▶ Your objective
Starting at the first line of the data, please print exactly those lines through the one that holds "import seaborn as sns", omitting every picture.

▶ Data excerpt
* BEGIN *
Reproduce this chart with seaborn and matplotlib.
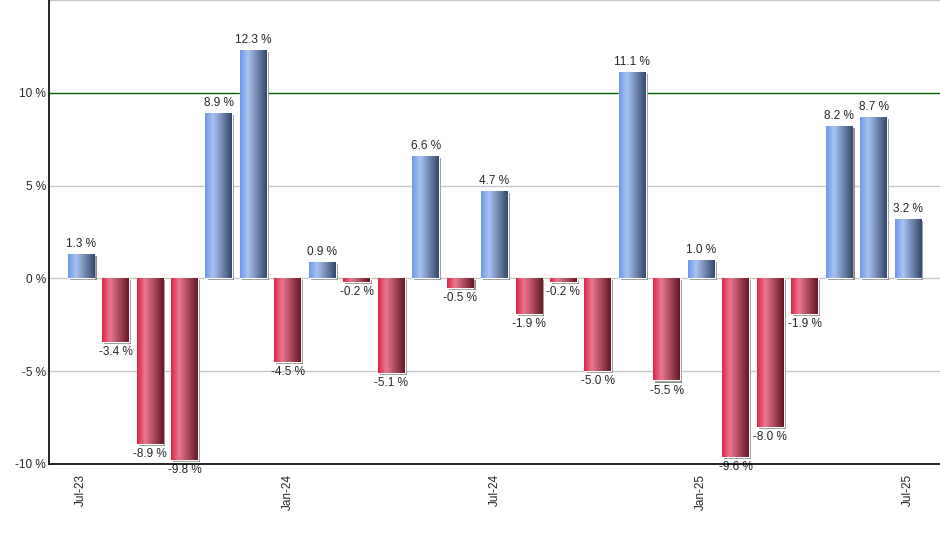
import numpy as np
import pandas as pd
import matplotlib
matplotlib.use("Agg")
import matplotlib.pyplot as plt
import matplotlib.patheffects as pe
from matplotlib.colors import LinearSegmentedColormap
import seaborn as sns

# monthly returns
months = ["Jul-23", "Aug-23", "Sep-23", "Oct-23", "Nov-23", "Dec-23",
          "Jan-24", "Feb-24", "Mar-24", "Apr-24", "May-24", "Jun-24",
          "Jul-24", "Aug-24", "Sep-24", "Oct-24", "Nov-24", "Dec-24",
          "Jan-25", "Feb-25", "Mar-25", "Apr-25", "May-25", "Jun-25", "Jul-25"]
returns = [1.3, -3.4, -8.9, -9.8, 8.9, 12.3,
           -4.5, 0.9, -0.2, -5.1, 6.6, -0.5,
           4.7, -1.9, -0.2, -5.0, 11.1, -5.5,
           1.0, -9.6, -8.0, -1.9, 8.2, 8.7, 3.2]
shown_ticks = ["Jul-23", "Jan-24", "Jul-24", "Jan-25", "Jul-25"]
y_ticks = [-10, -5, 0, 5, 10, 15]

df = pd.DataFrame({"month": months, "ret": returns})
df["sign"] = np.where(df.ret >= 0, "pos", "neg")

sns.set_style("white")
plt.rcParams["font.family"] = ["Liberation Sans", "DejaVu Sans"]

# horizontal gradients: mid colour -> light -> dark
blue_cmap = LinearSegmentedColormap.from_list(
    "b", [(0, "#6d98e8"), (0.3, "#a9c4f1"), (1, "#33476b")])
red_cmap = LinearSegmentedColormap.from_list(
    "r", [(0, "#dc2449"), (0.3, "#e9788e"), (1, "#651726")])

fig = plt.figure(figsize=(9.4, 5.5), dpi=100)
ax = fig.add_axes([49 / 940, 86 / 550, 891 / 940, 464 / 550])

sns.barplot(data=df, x="month", y="ret", hue="sign",
            palette={"pos": "#7f9fd8", "neg": "#b03050"},
            dodge=False, legend=False, width=0.78, ax=ax,
            order=months, zorder=3)

xl = (-0.93, len(months) - 1 + 0.93)
yl = (-10, 15)

grad = np.linspace(0, 1, 256).reshape(1, -1)
for bar in ax.patches:
    x0, y0 = bar.get_x(), bar.get_y()
    w, h = bar.get_width(), bar.get_height()
    if np.isnan(h):
        continue
    bar.set_path_effects([pe.SimplePatchShadow(offset=(1.5, -1.5),
                                               shadow_rgbFace="#808080",
                                               alpha=0.9),
                          pe.Normal()])
    cmap = blue_cmap if (y0 + h) > 0 or (y0 > 0) else red_cmap
    img = ax.imshow(grad, cmap=cmap, aspect="auto",
                    extent=[x0, x0 + w, min(y0, y0 + h), max(y0, y0 + h)],
                    zorder=4)
    img.set_clip_path(bar)

for c in ax.containers:
    ax.bar_label(c, fmt="{:.1f} %", padding=3, fontsize=8.5, zorder=5)

ax.set_xlim(*xl)
ax.set_ylim(*yl)

# gridlines
for t in y_ticks:
    ax.axhline(t, color="#006400" if t == 10 else "#c8c8c8",
               lw=1, zorder=1)

ax.set_yticks(y_ticks[:-1])
ax.set_yticklabels([f"{t} %" for t in y_ticks[:-1]], fontsize=8.5)
pos = [months.index(m) for m in shown_ticks]
ax.set_xticks(pos)
ax.set_xticklabels(shown_ticks, rotation=90, fontsize=8.5)
ax.tick_params(axis="x", length=4, width=1, color="black", pad=3)
ax.tick_params(axis="y", length=0, pad=2)
ax.set_xlabel("")
ax.set_ylabel("")

for s in ["top", "right"]:
    ax.spines[s].set_visible(False)
for s in ["left", "bottom"]:
    ax.spines[s].set_color("black")
    ax.spines[s].set_linewidth(1.2)
    ax.spines[s].set_zorder(6)

fig.savefig("out.png", dpi=100)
* END *
▶ Solution
Reproduce this chart with seaborn and matplotlib.
import numpy as np
import pandas as pd
import matplotlib
matplotlib.use("Agg")
import matplotlib.pyplot as plt
import matplotlib.patheffects as pe
from matplotlib.colors import LinearSegmentedColormap
import seaborn as sns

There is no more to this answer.